PHOTON GROUP is poised to reveal another earnings downgrade this week as it clears the decks for a last-ditch restructure of its capital and management which is designed to garner the confidence of its investors – and ensure its survival.
Led by its new chief executive, Jeremy Philips, the PR and marketing services company will embark on a roadshow with institutional investors today.
Sources confirmed last night that Photon would concede some $90 million in write-downs related to goodwill impairment in its internet division. Photon spent $150 million on acquisitions but will now shut down this side of its business.
Its executive chairman and architect of the rapid expansion, Tim Hughes, is expected to relinquish his position in favour of a non-executive seat on the board today following pressure from institutions. His likely replacement is a former Austereo executive, Brian Bickmore. Besides the present four directors, another three directors will be appointed.
Should Photon’s restructuring plan be acceptable to investors, a capital-raising of $200 million will be undertaken, likely to be priced about 25¢ a share – a far cry from the last traded price of $1.02 . The recapitalisation, however, remains touch-and-go. The main shock in today’s revelations will be the magnitude of the expected earn-out payments.
Guidance for earnings before interest, tax, depreciation and amortisation will be downgraded from about $89 million to less than $80 million, but earn-out payments (to businesses acquired during the buying spree) are anticipated to surpass $170 million – well up on previous expectations of $50 million.
Further to the restructure, Photon intends to move from five divisions spread by business type to a simpler structure based on geography. Under its former management, the group had engaged in a roll-up strategy which entailed the acquisition of more than 50 firms over the course of a decade. Gearing rose to uncomfortable levels, mostly via bank debt with ANZ.
Among the more notable failures, Photon spent $25 million cash buying out the minorities in Dark Blue Sea – which owned a suite of domain names but had a broken revenue model – in a takeover offer. Dark Blue Sea was barely profitable before the acquisition, and Photon failed to elucidate a strategy for turning it around.

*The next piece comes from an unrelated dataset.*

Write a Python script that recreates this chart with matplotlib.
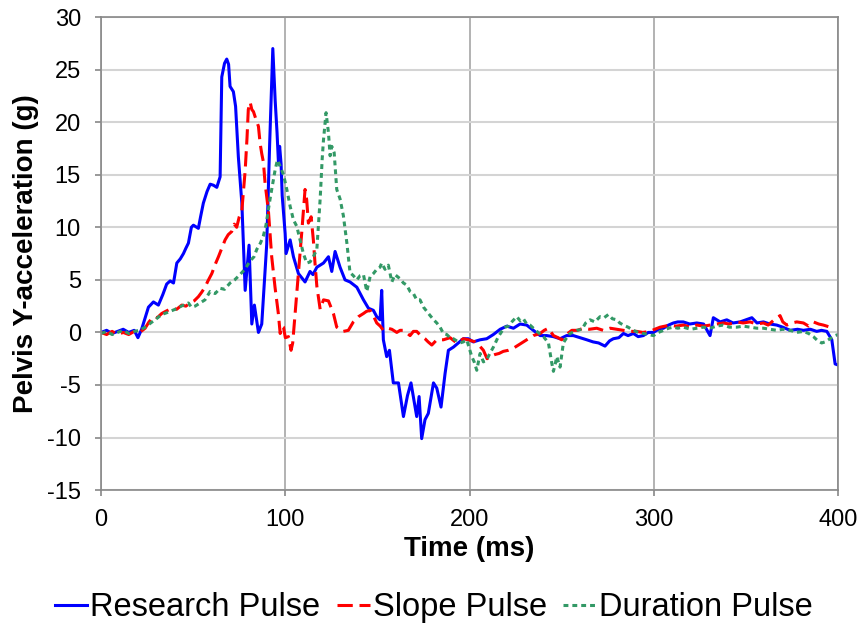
import matplotlib
matplotlib.use("Agg")
import matplotlib.pyplot as plt

plt.rcParams['font.family'] = ['Liberation Sans', 'DejaVu Sans']
plt.rcParams['axes.unicode_minus'] = False

# Research Pulse (blue, solid)
research_t = [0, 3, 6, 9, 12, 15, 18, 20, 22, 25.7,
              28.4, 31.1, 33.5, 35.6, 37.5, 39.3, 41.1, 43, 44.7, 46,
              47.4, 49, 50.1, 52.8, 54, 55.5, 57.5, 59.2, 61, 62.8,
              64.6, 65.5, 67, 68.2, 69.2, 70, 71.8, 73, 74.5, 76.4,
              78.2, 79.2, 80.3, 81.8, 83.2, 85.4, 87.2, 89.9, 91.5, 93.2,
              94.5, 95.5, 96.3, 96.9, 97.7, 98.3, 99.9, 100.4, 102.6, 104.4,
              107.1, 110.7, 113.4, 115, 117.1, 120.7, 123.4, 125.2, 127, 129.7,
              132.4, 135.1, 138.8, 142.4, 145.1, 147.8, 149.6, 151.4, 152.3, 153.2,
              155, 156.5, 158.6, 161.4, 164.1, 166.3, 168.2, 171.3, 172.6, 174,
              175.8, 177.6, 180.4, 182.2, 184.5, 186.7, 188.5, 191.2, 193.9, 196.6,
              199.3, 202, 205.7, 209.3, 212.9, 216.6, 220.2, 223.8, 227.4, 231,
              234.6, 238.3, 241.9, 245.5, 249.1, 252.7, 256.3, 260, 263.6, 267,
              270, 273.5, 276, 278, 281, 283.5, 286, 288.9, 291.5, 294.3,
              297, 299.8, 302.5, 305.2, 308, 310.6, 313, 316, 319.5, 323.3,
              327, 330.5, 332.3, 336, 339.6, 343, 346.8, 350, 353.2, 356,
              359.5, 363, 366.7, 370, 374, 378, 381.2, 385, 388.4, 391,
              393.9, 396.6, 398.4, 400]
research_g = [0.0, 0.2, -0.1, 0.1, 0.3, 0.0, 0.2, -0.5, 0.3, 2.4,
              2.9, 2.6, 3.6, 4.6, 4.9, 4.7, 6.6, 7.0, 7.5, 8.0,
              8.5, 10.0, 10.2, 9.9, 11.0, 12.3, 13.4, 14.1, 14.0, 13.8,
              14.8, 24.3, 25.6, 26.0, 25.5, 23.4, 22.9, 21.5, 16.7, 12.3,
              4.0, 6.0, 8.3, 0.8, 2.6, 0.0, 0.8, 8.4, 18.0, 27.0,
              22.0, 19.0, 16.0, 17.7, 16.0, 13.0, 9.4, 7.5, 8.8, 7.2,
              5.6, 4.8, 5.8, 5.5, 6.2, 6.6, 7.2, 5.8, 7.7, 6.2,
              5.0, 4.8, 4.3, 3.1, 2.3, 2.1, 1.5, 1.2, 4.0, -0.7,
              -2.3, -1.7, -4.8, -4.8, -8.0, -6.0, -4.8, -8.0, -6.1, -10.1,
              -8.3, -7.7, -4.8, -5.3, -7.1, -3.9, -1.7, -1.4, -1.0, -0.6,
              -0.6, -0.9, -0.7, -0.6, -0.2, 0.3, 0.6, 0.4, 0.8, 0.7,
              0.2, -0.3, -0.3, -0.4, -0.6, -0.3, -0.3, -0.5, -0.7, -0.9,
              -1.0, -1.3, -0.8, -0.6, -0.5, -0.1, -0.3, -0.1, -0.4, -0.3,
              0.0, 0.0, 0.3, 0.4, 0.7, 0.9, 1.0, 1.0, 0.8, 0.9,
              0.8, -0.3, 1.4, 1.0, 1.2, 0.9, 1.0, 1.2, 1.4, 0.9,
              1.0, 0.8, 0.7, 0.5, 0.2, 0.3, 0.2, 0.3, 0.1, 0.2,
              0.1, -0.7, -3.0, -3.1]

# Slope Pulse (red, dashed)
slope_t = [0, 3, 6, 9, 12, 15, 18, 21, 23.9, 26,
           28.4, 30.5, 32.9, 35, 38.4, 41, 43.8, 46, 48.3, 50.5,
           52.8, 54.5, 56.4, 58, 60.1, 62, 63.7, 65.5, 67.3, 69,
           70.9, 72.3, 73.6, 75, 76.4, 77.3, 78.2, 79.2, 79.9, 80.9,
           81.8, 82.7, 84, 85.4, 86.3, 87.2, 88.1, 89, 90.8, 92.6,
           94.4, 96.2, 97.2, 98.1, 99, 100, 101.7, 103.1, 104, 105.3,
           107.1, 108.9, 110.7, 111.6, 112.5, 114, 115.2, 116.1, 117.1, 118.9,
           120.7, 123.4, 126.1, 127.9, 129.5, 131.5, 134.2, 136.9, 139.7, 142.4,
           144, 146, 148, 149.6, 151.5, 153.2, 155.5, 157.8, 160.5, 162.3,
           164.1, 167.7, 169.5, 171.3, 173.5, 175.8, 177.5, 179.5, 182.2, 185.8,
           189.4, 193, 196.6, 199.3, 203, 205.5, 207.5, 209.5, 211.1, 213.8,
           216, 218.3, 221, 223.8, 226.5, 229.2, 232, 234.6, 238.3, 240.5,
           242.8, 245.5, 248, 250, 252.5, 255.5, 258.5, 261.8, 265, 269,
           272.5, 276.3, 280, 283.5, 287, 290.7, 294, 298, 300.5, 303.4,
           308.8, 312, 316, 320, 323.3, 327, 330.5, 334, 337.7, 341,
           345, 348.5, 352.2, 356, 359.5, 362, 364, 366, 368.5, 370,
           372.2, 375, 377.6, 381.2, 384, 386.6, 389.5, 392, 395.7]
slope_g = [0.0, -0.2, 0.1, -0.2, 0.0, -0.2, 0.1, 0.0, 0.4, 1.0,
           1.5, 1.4, 1.8, 2.0, 2.3, 2.2, 2.6, 2.5, 2.8, 3.0,
           3.4, 3.8, 4.3, 4.9, 5.6, 6.5, 7.2, 8.0, 8.8, 9.3,
           9.6, 10.3, 10.0, 11.0, 11.6, 13.5, 15.4, 18.5, 21.2, 21.9,
           21.2, 21.0, 20.3, 19.6, 18.0, 17.0, 16.2, 14.2, 11.6, 7.2,
           4.3, 1.8, -0.1, 0.6, 0.5, -0.5, -0.4, -1.7, -1.0, 1.8,
           5.6, 9.5, 13.6, 12.6, 10.4, 11.0, 8.8, 6.6, 4.4, 2.2,
           3.1, 3.0, 1.8, 0.5, 0.3, 0.1, 0.2, 1.0, 1.5, 1.8,
           2.0, 2.1, 1.5, 0.9, 0.6, 0.2, 0.4, 0.3, 0.0, 0.2,
           0.2, -0.3, 0.1, 0.1, -0.3, -0.6, -0.9, -1.2, -0.7, -0.7,
           -0.5, -1.0, -0.6, -0.7, -0.9, -1.3, -1.7, -2.5, -2.3, -2.1,
           -2.0, -1.8, -1.7, -1.5, -1.2, -0.9, -0.6, -0.3, -0.1, 0.2,
           0.4, -0.3, -0.5, -0.7, -0.2, 0.2, 0.2, 0.4, 0.3, 0.4,
           0.2, 0.4, 0.3, 0.2, 0.1, 0.1, 0.0, 0.1, 0.3, 0.5,
           0.7, 0.6, 0.7, 0.5, 0.7, 0.6, 0.7, 0.8, 0.9, 0.8,
           1.0, 0.9, 1.0, 0.8, 0.9, 0.7, 1.0, 1.3, 1.6, 1.0,
           0.7, 0.9, 1.0, 0.9, 0.6, 1.0, 0.8, 0.7, 0.5]

# Duration Pulse (green, dotted)
duration_t = [0, 3, 6, 9, 12, 15, 18, 21, 23.9, 27,
              30, 32.9, 36, 40.2, 43.5, 47.4, 49, 51, 53.7, 56.4,
              59.2, 61.9, 64.6, 67, 70, 72.5, 75.4, 78, 80.9, 83,
              84.5, 86.5, 88.1, 89.5, 90.8, 92, 93.5, 94.5, 95.7, 97.2,
              99, 100.8, 102.6, 104.4, 106.2, 108, 109.8, 111.6, 113.4, 115.2,
              117.1, 118.9, 120, 120.7, 122.1, 123.4, 124.3, 125.2, 126.5, 127.9,
              129.7, 131.5, 133.4, 135.1, 136.9, 138.8, 140.6, 142.4, 144.2, 146,
              147.8, 149.6, 151.4, 152.3, 154.1, 155.9, 157.8, 159.5, 162.3, 164.1,
              165.9, 167.7, 169.5, 171.3, 173.1, 175, 176.8, 178.6, 180.5, 182.2,
              184, 185.8, 187.6, 189.4, 191.2, 193, 194.8, 196.6, 198.5, 199.3,
              201.2, 202.5, 203.9, 205.7, 207.5, 209.3, 211, 212.9, 215.6, 217.5,
              219.3, 221, 222.9, 225.6, 227.5, 229.2, 231, 232.8, 236.5, 240.1,
              242.8, 244.6, 245.5, 246.5, 247.3, 249.1, 250.9, 252.7, 254.5, 258.2,
              261, 263, 265.4, 268, 270.8, 273, 275.3, 277.5, 279.9, 281.5,
              283.5, 286, 288.9, 291.5, 294.3, 297, 299.8, 302.5, 305.2, 308,
              310.6, 313, 316, 320, 323.3, 327, 330.5, 334, 337.7, 341,
              345, 348.5, 352.2, 356, 359.5, 363, 366.7, 370, 374, 377.5,
              381.2, 384, 386.6, 389, 391.1, 393, 394.7, 396.5, 398.4, 400]
duration_g = [-0.1, 0.1, -0.2, 0.0, 0.2, -0.1, 0.1, 0.2, 0.5, 0.9,
              1.3, 1.7, 1.9, 2.2, 2.5, 2.8, 2.4, 2.5, 2.8, 3.1,
              3.9, 3.7, 4.2, 4.1, 4.7, 5.0, 5.5, 6.0, 6.8, 7.2,
              7.9, 8.5, 9.2, 10.2, 11.7, 13.0, 14.5, 15.5, 16.4, 15.8,
              15.0, 13.6, 12.0, 10.7, 10.1, 8.8, 7.5, 6.6, 6.7, 7.2,
              7.9, 12.7, 16.5, 18.3, 20.9, 19.0, 16.8, 17.7, 17.1, 13.6,
              12.7, 11.1, 8.5, 5.7, 5.4, 5.0, 5.4, 5.5, 3.9, 5.3,
              5.6, 6.0, 6.2, 6.6, 6.0, 6.4, 4.8, 5.5, 5.1, 4.7,
              4.5, 3.9, 3.7, 3.1, 3.1, 2.4, 2.0, 1.6, 1.2, 0.9,
              0.5, -0.1, -0.2, -0.5, -0.6, -0.8, -1.0, -0.9, -0.7, -1.2,
              -2.3, -2.8, -3.6, -2.0, -2.8, -2.6, -2.0, -1.4, -0.4, 0.1,
              0.5, 0.6, 1.0, 1.5, 1.1, 1.3, 0.8, 0.7, 0.1, -0.4,
              -1.0, -2.9, -3.7, -3.0, -2.3, -3.3, -1.0, -0.5, -0.1, 0.2,
              0.3, 0.9, 1.2, 1.0, 1.5, 1.4, 1.7, 1.3, 1.2, 0.9,
              0.7, 0.5, 0.2, 0.0, -0.1, -0.2, -0.3, 0.0, 0.2, 0.4,
              0.5, 0.4, 0.5, 0.3, 0.4, 0.5, 0.4, 0.6, 0.7, 0.5,
              0.5, 0.6, 0.5, 0.4, 0.4, 0.3, 0.2, 0.3, 0.2, 0.0,
              0.1, -0.1, -0.4, -0.8, -1.0, -0.9, -0.7, -0.5, -0.3, -0.2]

x_ticks = [0, 100, 200, 300, 400]
y_ticks = [-15, -10, -5, 0, 5, 10, 15, 20, 25, 30]

fig = plt.figure(figsize=(8.64, 6.3), dpi=100)
ax = fig.add_axes([0.117, 0.222, 0.853, 0.751])

ax.plot(research_t, research_g, color='#0000ff', lw=2.2, label='Research Pulse')
ax.plot(slope_t, slope_g, color='#ff0000', lw=2.2, dashes=(5, 2.2), label='Slope Pulse')
ax.plot(duration_t, duration_g, color='#339966', lw=2.2, dashes=(1.6, 1.3), label='Duration Pulse')

ax.set_xlim(0, 400)
ax.set_ylim(-15, 30)
ax.set_xticks(x_ticks)
ax.set_yticks(y_ticks)
ax.yaxis.grid(True, color='#d4d4d4', lw=1.5)
ax.xaxis.grid(True, color='#a6a6a6', lw=1.2)
ax.set_axisbelow(True)
for s in ax.spines.values():
    s.set_color('#888888')
    s.set_linewidth(1.2)
ax.tick_params(axis='both', which='major', labelsize=17, length=4.5, color='#888888', width=1.2)
ax.tick_params(axis='y', pad=10)
ax.tick_params(axis='x', pad=9)

ax.set_xlabel('Time (ms)', fontsize=20, fontweight='bold', labelpad=4)
ax.set_ylabel('Pelvis Y-acceleration (g)', fontsize=20, fontweight='bold', labelpad=6)

fig.legend(loc='center', bbox_to_anchor=(0.502, 0.035), ncol=3, frameon=False,
           fontsize=23.5, handlelength=1.0, handletextpad=0.1, columnspacing=0.5)

fig.savefig('out.png', dpi=100)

Characterising Photon’s acquisitions, the earn-out payments are typically made about three or four years after the initial deal had been struck and they depended on the profit growth of the acquired business over the period. Photon bought some big businesses in 2007 that went on to be real winners, among them the advertising agencies BMF and BWM, and the consulting business Naked.
These are now due to receive massive earn-outs, possibly as high as eight or nine times EBITDA. Photon has never disclosed the terms of the earn-out commitments, making it impossible for the market to judge just how big the future payments – which are almost all made in cash – were going to be. The biggest driver of the capital-raising will be this blow-out in earn-out liability estimates.
Getting investors to come to the party on a highly dilutive $200 million raising will be a challenge for Photon’s new management, and its bankers Macquarie and UBS.
And further down the track, the spectre of performance will linger, as businesses acquired along the way will have less incentive to perform once their executives have banked their cash earn-outs.